Set exercise
Work out the number of lines with the word "seaborn" in the material below, then reply with that number only.

Available data
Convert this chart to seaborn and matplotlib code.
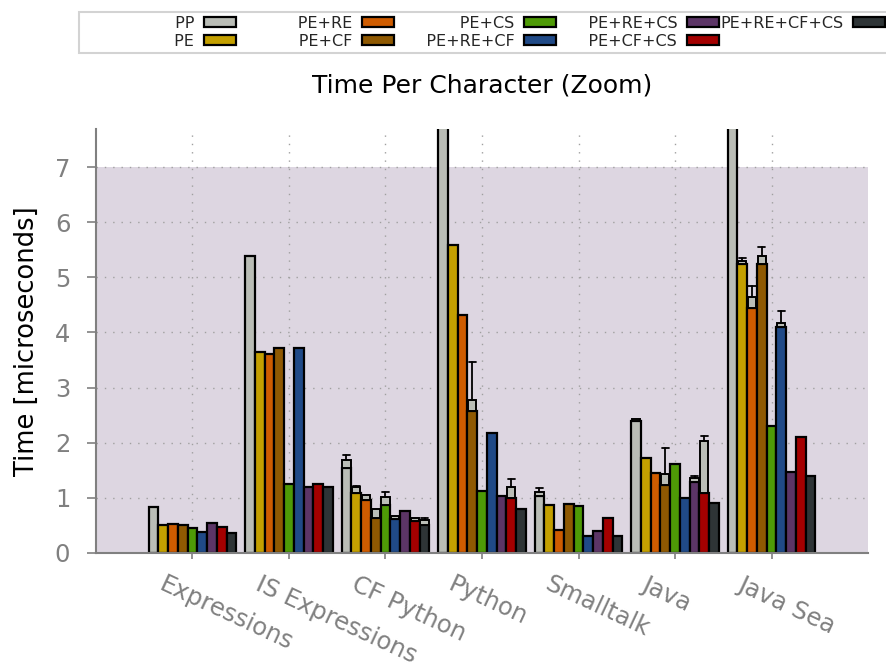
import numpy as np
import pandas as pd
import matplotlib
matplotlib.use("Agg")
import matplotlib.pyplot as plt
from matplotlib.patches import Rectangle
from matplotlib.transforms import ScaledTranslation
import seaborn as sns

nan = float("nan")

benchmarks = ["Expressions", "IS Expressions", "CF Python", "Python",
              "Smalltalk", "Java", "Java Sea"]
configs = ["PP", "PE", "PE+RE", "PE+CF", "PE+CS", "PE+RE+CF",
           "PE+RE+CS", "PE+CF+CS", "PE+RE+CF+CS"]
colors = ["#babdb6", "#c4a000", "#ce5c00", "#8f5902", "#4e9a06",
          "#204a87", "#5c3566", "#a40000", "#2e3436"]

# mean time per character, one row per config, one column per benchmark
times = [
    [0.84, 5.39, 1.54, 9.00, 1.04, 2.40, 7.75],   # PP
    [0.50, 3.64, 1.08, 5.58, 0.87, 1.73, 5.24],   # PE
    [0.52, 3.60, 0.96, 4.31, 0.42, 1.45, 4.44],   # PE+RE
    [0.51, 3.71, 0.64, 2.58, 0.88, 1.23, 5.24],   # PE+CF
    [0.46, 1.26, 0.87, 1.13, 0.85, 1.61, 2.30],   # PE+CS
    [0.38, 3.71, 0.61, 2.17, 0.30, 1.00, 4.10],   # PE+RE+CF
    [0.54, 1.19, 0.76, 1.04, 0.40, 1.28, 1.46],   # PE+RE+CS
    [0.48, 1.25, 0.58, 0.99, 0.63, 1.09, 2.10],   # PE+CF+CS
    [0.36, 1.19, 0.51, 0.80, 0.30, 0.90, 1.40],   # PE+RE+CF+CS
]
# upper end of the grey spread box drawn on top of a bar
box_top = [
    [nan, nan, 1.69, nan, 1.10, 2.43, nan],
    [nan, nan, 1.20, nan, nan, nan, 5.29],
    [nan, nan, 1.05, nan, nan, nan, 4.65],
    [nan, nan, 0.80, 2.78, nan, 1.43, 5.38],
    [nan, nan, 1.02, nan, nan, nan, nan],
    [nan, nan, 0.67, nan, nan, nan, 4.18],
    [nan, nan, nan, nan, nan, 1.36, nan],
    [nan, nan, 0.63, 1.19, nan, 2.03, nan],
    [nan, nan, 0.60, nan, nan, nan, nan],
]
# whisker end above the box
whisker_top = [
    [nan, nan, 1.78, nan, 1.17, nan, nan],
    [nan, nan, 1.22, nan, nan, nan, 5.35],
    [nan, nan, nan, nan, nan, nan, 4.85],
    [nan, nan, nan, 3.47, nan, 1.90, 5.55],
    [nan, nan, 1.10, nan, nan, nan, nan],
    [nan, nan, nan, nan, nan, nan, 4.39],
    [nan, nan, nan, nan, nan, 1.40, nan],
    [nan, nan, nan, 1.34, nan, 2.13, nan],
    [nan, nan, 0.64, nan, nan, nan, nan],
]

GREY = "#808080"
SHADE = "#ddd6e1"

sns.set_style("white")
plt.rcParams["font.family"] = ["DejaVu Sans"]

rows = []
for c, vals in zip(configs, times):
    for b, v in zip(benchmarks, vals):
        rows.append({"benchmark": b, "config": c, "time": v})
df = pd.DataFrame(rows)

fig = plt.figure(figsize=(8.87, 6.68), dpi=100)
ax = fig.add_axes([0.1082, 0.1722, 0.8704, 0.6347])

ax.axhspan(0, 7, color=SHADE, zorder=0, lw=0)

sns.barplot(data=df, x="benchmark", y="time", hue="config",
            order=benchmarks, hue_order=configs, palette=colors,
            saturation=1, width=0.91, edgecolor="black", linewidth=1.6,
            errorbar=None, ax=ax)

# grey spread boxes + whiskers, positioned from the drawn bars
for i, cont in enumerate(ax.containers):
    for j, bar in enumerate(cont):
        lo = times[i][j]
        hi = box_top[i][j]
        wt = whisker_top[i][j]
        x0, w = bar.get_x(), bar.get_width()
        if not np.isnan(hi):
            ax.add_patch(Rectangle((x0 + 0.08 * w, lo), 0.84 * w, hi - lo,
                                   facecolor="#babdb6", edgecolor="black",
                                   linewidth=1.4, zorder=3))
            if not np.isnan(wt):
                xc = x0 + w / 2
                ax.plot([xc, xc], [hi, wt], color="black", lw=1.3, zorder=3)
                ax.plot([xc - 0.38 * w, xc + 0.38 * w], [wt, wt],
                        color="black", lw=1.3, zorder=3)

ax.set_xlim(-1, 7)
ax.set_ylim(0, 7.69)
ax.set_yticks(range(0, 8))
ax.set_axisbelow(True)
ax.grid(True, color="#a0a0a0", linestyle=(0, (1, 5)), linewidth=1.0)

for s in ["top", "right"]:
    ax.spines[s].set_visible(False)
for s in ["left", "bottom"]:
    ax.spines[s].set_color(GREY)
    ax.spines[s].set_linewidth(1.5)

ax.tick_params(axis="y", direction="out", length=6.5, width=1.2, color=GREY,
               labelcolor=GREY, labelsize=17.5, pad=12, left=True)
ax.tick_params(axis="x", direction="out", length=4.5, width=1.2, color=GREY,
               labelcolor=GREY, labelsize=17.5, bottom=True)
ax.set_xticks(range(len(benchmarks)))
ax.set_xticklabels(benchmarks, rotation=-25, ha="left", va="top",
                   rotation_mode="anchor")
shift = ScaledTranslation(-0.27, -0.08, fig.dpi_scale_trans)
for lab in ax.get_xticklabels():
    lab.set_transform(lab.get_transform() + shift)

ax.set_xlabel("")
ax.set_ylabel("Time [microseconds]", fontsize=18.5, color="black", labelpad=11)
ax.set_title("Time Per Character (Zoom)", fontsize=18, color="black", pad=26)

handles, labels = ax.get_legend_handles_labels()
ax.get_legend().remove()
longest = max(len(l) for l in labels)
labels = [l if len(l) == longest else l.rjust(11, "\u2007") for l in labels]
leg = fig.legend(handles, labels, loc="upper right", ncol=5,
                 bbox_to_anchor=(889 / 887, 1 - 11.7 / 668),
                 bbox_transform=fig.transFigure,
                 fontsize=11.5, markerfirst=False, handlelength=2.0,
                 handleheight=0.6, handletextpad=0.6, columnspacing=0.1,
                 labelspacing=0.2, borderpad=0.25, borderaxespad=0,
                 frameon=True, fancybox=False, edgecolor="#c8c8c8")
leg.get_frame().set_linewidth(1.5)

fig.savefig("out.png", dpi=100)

Answer to the task
2